What to actually do about it

Concretely, in a world of infinite content:

  1. Move budget from production to distribution. You no longer need to spend to make things. Spend to make sure the right people see and remember them.
  2. Pick one owned channel and overinvest for years. One list, one community, one search footprint, done relentlessly, beats a presence everywhere done casually.
  3. Use AI for the plumbing, not the position. Let it draft, summarize, and accelerate. Do not let it decide what you stand for. That is the one thing that has to stay scarce, and it stays scarce only because you keep it that way.
  4. Measure the compounding, not the spike.
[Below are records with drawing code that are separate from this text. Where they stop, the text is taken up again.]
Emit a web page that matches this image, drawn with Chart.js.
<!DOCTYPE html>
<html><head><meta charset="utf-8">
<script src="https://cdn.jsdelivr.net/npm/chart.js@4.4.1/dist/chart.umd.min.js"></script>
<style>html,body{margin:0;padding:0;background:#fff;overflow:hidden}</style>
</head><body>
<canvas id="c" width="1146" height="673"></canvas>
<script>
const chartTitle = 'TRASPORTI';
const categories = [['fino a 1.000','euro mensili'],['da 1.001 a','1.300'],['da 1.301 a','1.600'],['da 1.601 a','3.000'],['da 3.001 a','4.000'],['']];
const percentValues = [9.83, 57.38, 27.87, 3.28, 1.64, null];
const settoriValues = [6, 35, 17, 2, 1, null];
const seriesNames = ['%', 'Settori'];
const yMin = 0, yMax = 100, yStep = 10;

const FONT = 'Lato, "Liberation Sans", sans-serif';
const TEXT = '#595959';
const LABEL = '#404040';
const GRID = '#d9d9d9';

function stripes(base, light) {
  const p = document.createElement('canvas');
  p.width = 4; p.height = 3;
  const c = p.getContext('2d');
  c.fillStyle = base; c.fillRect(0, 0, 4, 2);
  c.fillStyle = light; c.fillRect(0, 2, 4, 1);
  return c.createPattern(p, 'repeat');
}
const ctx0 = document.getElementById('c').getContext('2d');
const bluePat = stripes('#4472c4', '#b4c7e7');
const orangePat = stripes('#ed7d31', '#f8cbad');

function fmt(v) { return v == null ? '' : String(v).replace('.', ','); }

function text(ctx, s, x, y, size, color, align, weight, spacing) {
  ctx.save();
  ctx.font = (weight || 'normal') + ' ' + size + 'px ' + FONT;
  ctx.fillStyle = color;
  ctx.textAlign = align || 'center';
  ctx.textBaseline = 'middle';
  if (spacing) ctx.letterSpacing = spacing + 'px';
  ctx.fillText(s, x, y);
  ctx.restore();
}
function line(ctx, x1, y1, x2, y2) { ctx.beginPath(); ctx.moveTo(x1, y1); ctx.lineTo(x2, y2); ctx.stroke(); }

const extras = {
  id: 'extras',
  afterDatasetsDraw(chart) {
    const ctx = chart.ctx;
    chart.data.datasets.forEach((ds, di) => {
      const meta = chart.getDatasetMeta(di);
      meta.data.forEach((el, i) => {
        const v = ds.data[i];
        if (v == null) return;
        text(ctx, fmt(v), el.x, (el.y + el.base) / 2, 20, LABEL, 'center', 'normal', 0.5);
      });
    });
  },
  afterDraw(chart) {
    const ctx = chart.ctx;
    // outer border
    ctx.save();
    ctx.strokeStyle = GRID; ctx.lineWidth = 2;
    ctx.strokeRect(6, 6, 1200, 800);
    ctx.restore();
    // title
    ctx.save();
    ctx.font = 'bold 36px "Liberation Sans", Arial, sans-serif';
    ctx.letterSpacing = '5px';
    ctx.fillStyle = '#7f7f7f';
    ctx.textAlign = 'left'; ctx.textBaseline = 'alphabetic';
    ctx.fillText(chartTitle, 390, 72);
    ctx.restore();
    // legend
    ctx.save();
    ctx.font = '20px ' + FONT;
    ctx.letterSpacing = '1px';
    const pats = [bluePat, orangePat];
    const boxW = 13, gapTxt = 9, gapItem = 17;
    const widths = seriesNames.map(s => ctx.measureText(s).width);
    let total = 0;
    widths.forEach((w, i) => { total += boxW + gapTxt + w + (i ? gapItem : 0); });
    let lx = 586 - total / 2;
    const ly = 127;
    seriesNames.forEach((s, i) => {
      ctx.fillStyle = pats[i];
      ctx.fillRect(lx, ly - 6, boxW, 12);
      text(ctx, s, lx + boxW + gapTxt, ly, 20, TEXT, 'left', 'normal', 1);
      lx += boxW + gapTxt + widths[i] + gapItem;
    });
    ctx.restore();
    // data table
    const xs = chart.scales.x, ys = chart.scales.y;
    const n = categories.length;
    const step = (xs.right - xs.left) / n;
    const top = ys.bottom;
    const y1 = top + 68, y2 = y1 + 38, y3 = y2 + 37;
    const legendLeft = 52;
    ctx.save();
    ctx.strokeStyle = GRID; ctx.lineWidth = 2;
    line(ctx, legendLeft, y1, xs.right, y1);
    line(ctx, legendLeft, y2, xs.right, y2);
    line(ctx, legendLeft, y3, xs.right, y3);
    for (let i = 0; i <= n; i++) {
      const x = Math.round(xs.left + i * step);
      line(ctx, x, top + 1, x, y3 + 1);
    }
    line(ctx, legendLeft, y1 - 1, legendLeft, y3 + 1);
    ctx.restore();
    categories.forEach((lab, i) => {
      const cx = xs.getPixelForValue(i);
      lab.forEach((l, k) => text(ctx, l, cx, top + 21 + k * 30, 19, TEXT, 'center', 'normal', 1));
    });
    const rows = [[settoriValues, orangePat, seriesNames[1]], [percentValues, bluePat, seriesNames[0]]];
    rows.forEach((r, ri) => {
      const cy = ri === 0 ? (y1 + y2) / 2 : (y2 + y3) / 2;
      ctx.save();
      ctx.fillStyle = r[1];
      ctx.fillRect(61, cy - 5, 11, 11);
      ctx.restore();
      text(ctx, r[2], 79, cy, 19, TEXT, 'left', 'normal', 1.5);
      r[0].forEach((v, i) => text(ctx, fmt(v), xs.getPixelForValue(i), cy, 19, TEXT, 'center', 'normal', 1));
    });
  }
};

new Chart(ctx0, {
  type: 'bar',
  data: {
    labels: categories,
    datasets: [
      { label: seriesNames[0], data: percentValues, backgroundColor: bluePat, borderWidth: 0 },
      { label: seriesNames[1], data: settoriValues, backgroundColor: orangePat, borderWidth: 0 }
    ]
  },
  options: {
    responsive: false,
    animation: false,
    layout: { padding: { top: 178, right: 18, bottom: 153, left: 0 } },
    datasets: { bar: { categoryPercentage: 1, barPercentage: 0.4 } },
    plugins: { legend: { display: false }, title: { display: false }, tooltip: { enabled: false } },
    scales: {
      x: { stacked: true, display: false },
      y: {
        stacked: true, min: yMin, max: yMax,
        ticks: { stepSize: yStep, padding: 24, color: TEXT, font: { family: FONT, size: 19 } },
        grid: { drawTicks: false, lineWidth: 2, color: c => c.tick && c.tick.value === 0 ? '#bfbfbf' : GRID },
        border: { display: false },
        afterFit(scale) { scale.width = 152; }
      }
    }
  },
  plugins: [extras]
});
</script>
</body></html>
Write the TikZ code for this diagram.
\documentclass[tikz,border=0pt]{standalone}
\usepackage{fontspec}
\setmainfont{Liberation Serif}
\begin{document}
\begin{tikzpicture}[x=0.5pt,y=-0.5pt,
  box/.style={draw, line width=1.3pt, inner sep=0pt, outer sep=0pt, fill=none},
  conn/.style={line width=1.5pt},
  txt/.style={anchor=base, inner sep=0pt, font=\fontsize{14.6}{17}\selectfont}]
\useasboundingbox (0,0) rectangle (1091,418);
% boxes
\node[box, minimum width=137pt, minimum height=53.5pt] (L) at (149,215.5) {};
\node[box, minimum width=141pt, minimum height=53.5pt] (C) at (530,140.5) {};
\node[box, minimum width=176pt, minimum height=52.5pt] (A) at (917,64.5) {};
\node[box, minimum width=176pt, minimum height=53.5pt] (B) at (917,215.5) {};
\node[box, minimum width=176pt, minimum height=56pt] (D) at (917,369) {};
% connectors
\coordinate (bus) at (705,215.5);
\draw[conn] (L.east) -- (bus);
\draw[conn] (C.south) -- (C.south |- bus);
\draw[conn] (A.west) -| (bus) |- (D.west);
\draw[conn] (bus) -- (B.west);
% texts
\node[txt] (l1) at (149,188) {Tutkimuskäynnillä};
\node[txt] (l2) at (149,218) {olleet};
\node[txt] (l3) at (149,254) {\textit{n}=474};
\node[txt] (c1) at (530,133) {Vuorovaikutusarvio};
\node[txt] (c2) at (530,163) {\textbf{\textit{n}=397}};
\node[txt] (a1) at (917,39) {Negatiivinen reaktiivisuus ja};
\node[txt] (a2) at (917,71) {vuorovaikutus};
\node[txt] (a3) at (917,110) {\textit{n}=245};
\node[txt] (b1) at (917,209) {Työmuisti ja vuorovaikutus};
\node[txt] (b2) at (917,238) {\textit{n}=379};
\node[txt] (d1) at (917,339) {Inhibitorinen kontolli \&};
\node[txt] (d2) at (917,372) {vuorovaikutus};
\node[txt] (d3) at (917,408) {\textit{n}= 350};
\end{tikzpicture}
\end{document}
Track the slope of your owned audience and your trust, not the height of last week's campaign. The slope is the whole game.

The takeaway

The clever work is now free, which means it is now worthless as a differentiator. The boring work, distribution you own, trust you earned, systems that compound, is exactly as hard as it always was, which is precisely why it is the only edge left.

Everyone gets the cleverness for free now. Almost nobody will do the boring part. Be the one who does, and let the patience be the moat.